Разъяренные англичане забросали город снарядами всех калибров своих кораблей, вызвав в Латикии массу пожаров и разрушений, но от повторной высадки воздержались.       Огонь неподавленных полевых батарей, чьи снаряды стали близко ложиться к бортам эсминцев и миноносцев, заставил бриттов на время отложить свой триумф.

Войска Пржевальского подошли к Малатьи 24 мая. Крепость была заранее подготовлена к отражению штурмов специалистами из немецкой военной миссии во главе с генералом фон Сандерсом. Малатьинские фортификации дополнялись естественными препятствиями в виде горных хребтов. Подобно косо сходящемуся углу, обращённому вершиной на север, горы надежно перекрывали путь к самому городу, лежащему в основании этого угла. Отрезок угла идущий вдоль северо-востока был защищен двумя фортами, прикрытыми полевыми укреплениями. Другой же склон, обращенный на северо-запад, был превращен в сплошную оборонительную линию с 11 фортами в виде каменных многоярусных башен. Все они имели многочисленные амбразуры для орудий и были приспособлены для круговой обороны. Подступы к фортам защищались валами и системой рвов с пулемётными гнездами, из которых перекрёстным огнём можно было простреливать всю местность.

Засевшие в Малатьи турки были настроены очень воинственно, поскольку гарнизоном командовал германский генерал Поссет. Он отклонил предложение командира авангарда генерала Азарьева о капитуляции, объявив, что скорее отдаст свою саблю англичанам, чем русским, посчитав, что противник не решиться на штурм укреплений без поддержки осадной артиллерии.

Пржевальский выжидал ровно сутки, за это время  войска Абациева вышли на северо-восточный склон и заняли позиции для атаки. Одновременно, прибыло три дивизиона полевых гаубиц, отставших от пехоты во время марш-броска. После короткого совещания было принято решение о ночном штурме.

Основной удар наносили с северо-востока воины генерала Чаплыгина. Его сапёры сумели скрытно проделать проходы в колючей проволоке и заложить мины под стены форта Долан-гез, препятствующего дальнейшему продвижению пехоты по склонам гор.

Ровно в 23.10, с целью отвлечения врага от основного направления, вся артиллерия Пржевальского открыла огонь по позициям северо-западного хребта, подавляя огневые точки противника и разрушая проволочные заграждения. С громкими криками «Ура!» русские устремились в атаку и, используя фактор неожиданности, захватили переднюю линию окопов. Однако, продвинуться дальше им не удалось, опомнившиеся османы остановили продвижение штурмующих интенсивным ружейным и пулемётным огнём.

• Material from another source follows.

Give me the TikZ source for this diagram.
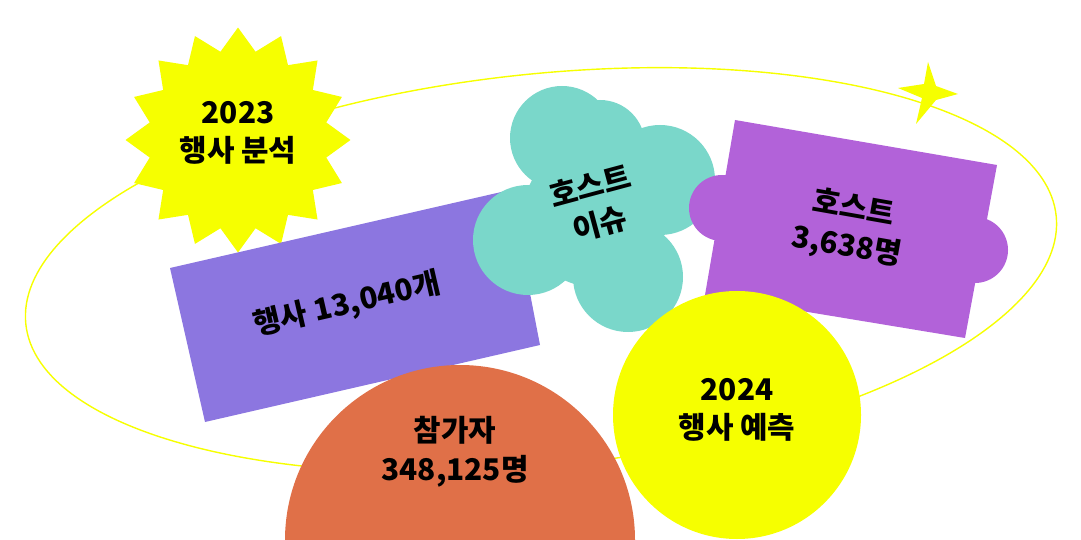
\documentclass[tikz,border=0pt]{standalone}
\usepackage{fontspec}
\setmainfont{Noto Sans CJK KR}
\usetikzlibrary{shapes.geometric}
\definecolor{lemon}{HTML}{F6FF00}
\definecolor{lavender}{HTML}{8C76E0}
\definecolor{mint}{HTML}{7AD7CA}
\definecolor{orchid}{HTML}{B262D9}
\definecolor{coral}{HTML}{E07048}
\tikzset{label/.style={font=\bfseries\fontsize{17}{22}\selectfont,align=center,text=black}}

\begin{document}
\begin{tikzpicture}[x=0.02cm,y=-0.02cm]
\useasboundingbox (0,0) rectangle (1081,540);
\clip (0,0) rectangle (1081,540);
% orbit
\draw[lemon,line width=0.8pt,rotate around={6:(541,270)}] (541,270) ellipse (518 and 196);
% 2023 badge
\node[star,star points=16,star point ratio=1.25,minimum size=4.5cm,fill=lemon,inner sep=0] (badge) at (238,140) {};
\node[label] (badgetext) at (238,133) {2023\\행사 분석};
\fill[lemon] (928,62) -- (936,86) -- (958,94) -- (936,100) -- (916,124) -- (922,98) -- (898,88) -- (924,84) -- cycle;
% events
\fill[lavender] (170,268) -- (510,190) -- (540,345) -- (205,422) -- cycle;
\node[label,rotate=13] (events) at (347,305) {행사 13,040개};
% host issue
\fill[mint] (595,215) circle (72);
\foreach \px/\py/\r in {562/138/52, 660/180/55, 528/240/55, 628/277/55, 600/145/45}
  \fill[mint] (\px,\py) circle (\r);
\node[label,rotate=15] (issue) at (595,205) {호스트\\이슈};
% hosts
\fill[orchid] (735,120) -- (997,165) -- (965,338) -- (705,295) -- cycle;
\fill[orchid] (722,208) circle (33);
\fill[orchid] (975,250) circle (33);
\node[label,rotate=-10] (hosts) at (850,228) {호스트\\3,638명};
% forecast
\fill[lemon] (737,415) circle (124);
\node[label] (forecast) at (737,410) {2024\\행사 예측};
% attendees
\fill[coral] (285,540) arc (180:360:175);
\node[label] (people) at (455,452) {참가자\\348,125명};
\end{tikzpicture}
\end{document}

В начавшейся суматохе пластуны Чаплыгина незаметно вышли на ударные позиции и, едва прозвучал взрыв мины, устремились в атаку. Набрасывая на колючую проволоку специально взятые старые шинели, они без остановки приблизились к форту и проникли внутрь через разлом в стене. После короткой, но очень яростной схватки, укрепление, вместе со всеми орудиями досталось пластунам, которые незамедлительно  развернули их в сторону соседнего форта и принялись вести огонь по нему.

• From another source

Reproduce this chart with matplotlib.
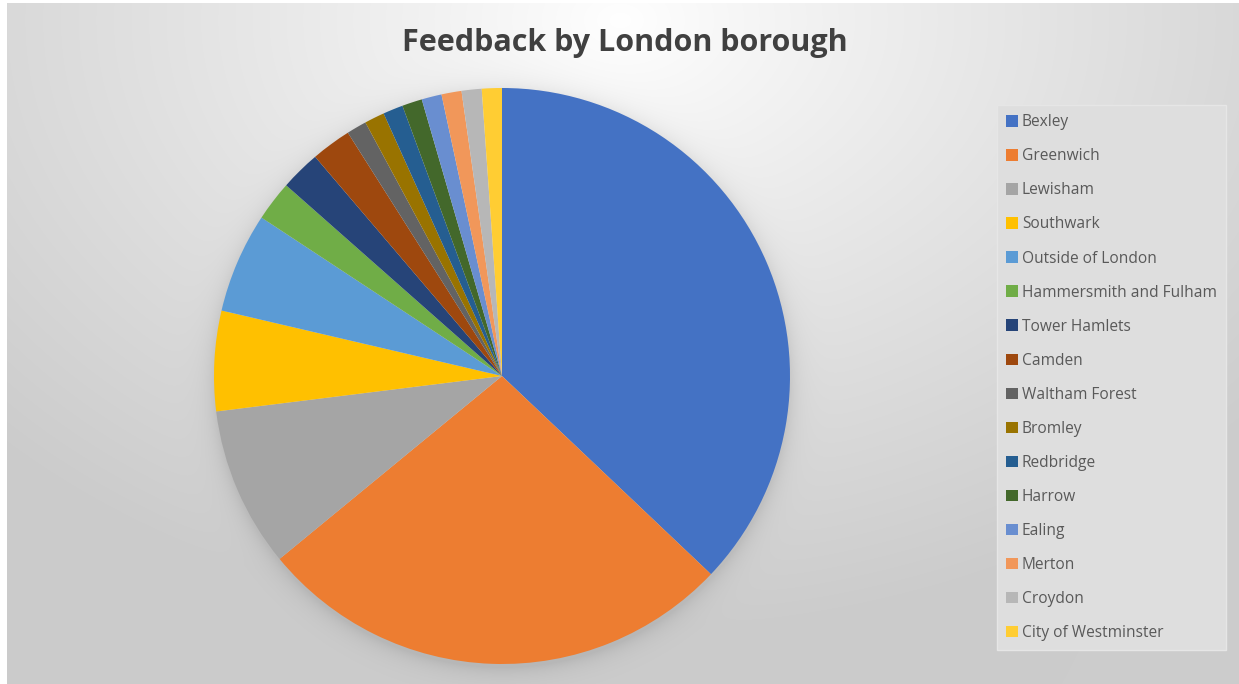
import numpy as np
import matplotlib
matplotlib.use('Agg')
import matplotlib.pyplot as plt

boroughs = ['Bexley', 'Greenwich', 'Lewisham', 'Southwark', 'Outside of London',
            'Hammersmith and Fulham', 'Tower Hamlets', 'Camden', 'Waltham Forest',
            'Bromley', 'Redbridge', 'Harrow', 'Ealing', 'Merton', 'Croydon',
            'City of Westminster']
counts = [33, 24, 8, 5, 5, 2, 2, 2, 1, 1, 1, 1, 1, 1, 1, 1]
colors = ['#4472C4', '#ED7D31', '#A5A5A5', '#FFC000', '#5B9BD5', '#70AD47',
          '#264478', '#9E480E', '#636363', '#997300', '#255E91', '#43682B',
          '#698ED0', '#F1975A', '#B7B7B7', '#FFCD33']

W, H = 1239, 684
fig = plt.figure(figsize=(W / 100, H / 100), dpi=100)

# background: radial grey gradient + soft shadow under the pie
yy, xx = np.mgrid[0:H, 0:W]
d = np.sqrt((xx - 620) ** 2 + ((yy - 20) * 1.4) ** 2)
bg = 1.0 - 0.20 * np.clip(d / 850, 0, 1) ** 0.9
cx, cy, R = 502, 376, 288
dp = np.sqrt((xx - cx) ** 2 + (yy - cy - 3) ** 2)
shadow = 0.08 * np.exp(-np.clip(dp - R, 0, None) / 10.0)
bg = bg - shadow * (dp > R - 5)
bg[:, :7] = 1.0
bg[:3, :] = 1.0
bgax = fig.add_axes([0, 0, 1, 1])
bgax.imshow(np.dstack([bg, bg, bg]), aspect='auto', interpolation='bilinear')
bgax.axis('off')

# pie
ax = fig.add_axes([(cx - R) / W, (H - cy - R) / H, 2 * R / W, 2 * R / H])
wedges, _ = ax.pie(counts, colors=colors, startangle=90, counterclock=False,
                   wedgeprops=dict(linewidth=0))
ax.set_xlim(-1, 1)
ax.set_ylim(-1, 1)
ax.set_aspect('equal')
ax.axis('off')

fig.text(625 / W, 1 - 43 / H, 'Feedback by London borough', ha='center', va='center',
         fontsize=22, fontweight='bold', color='#404040', family='Open Sans')

leg = fig.legend(wedges, boroughs, loc='upper left',
                 bbox_to_anchor=(997 / W, 1 - 105 / H), borderaxespad=0,
                 frameon=True, fancybox=False, handlelength=0.75, handleheight=0.75,
                 handletextpad=0.25, labelspacing=1.16, borderpad=0.6,
                 prop={'family': 'Open Sans', 'size': 11.2})
leg.get_frame().set_facecolor('#dedede')
leg.get_frame().set_edgecolor('#e6e6e6')
leg.get_frame().set_alpha(1)
for t in leg.get_texts():
    t.set_color('#595959')

fig.savefig('out.png', dpi=100)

Не ожидавшие подобного развития событий защитники второго форта Кара-Гюбек не смогли своим огнём задержать пехотинцев Азарьева, которые вслед за пластунами штурмовали турецкие позиции на широком участке обороны. Спасая положение, генерал Поссет двинул им навстречу свой резерв, не связанный боями на северо-западном склоне.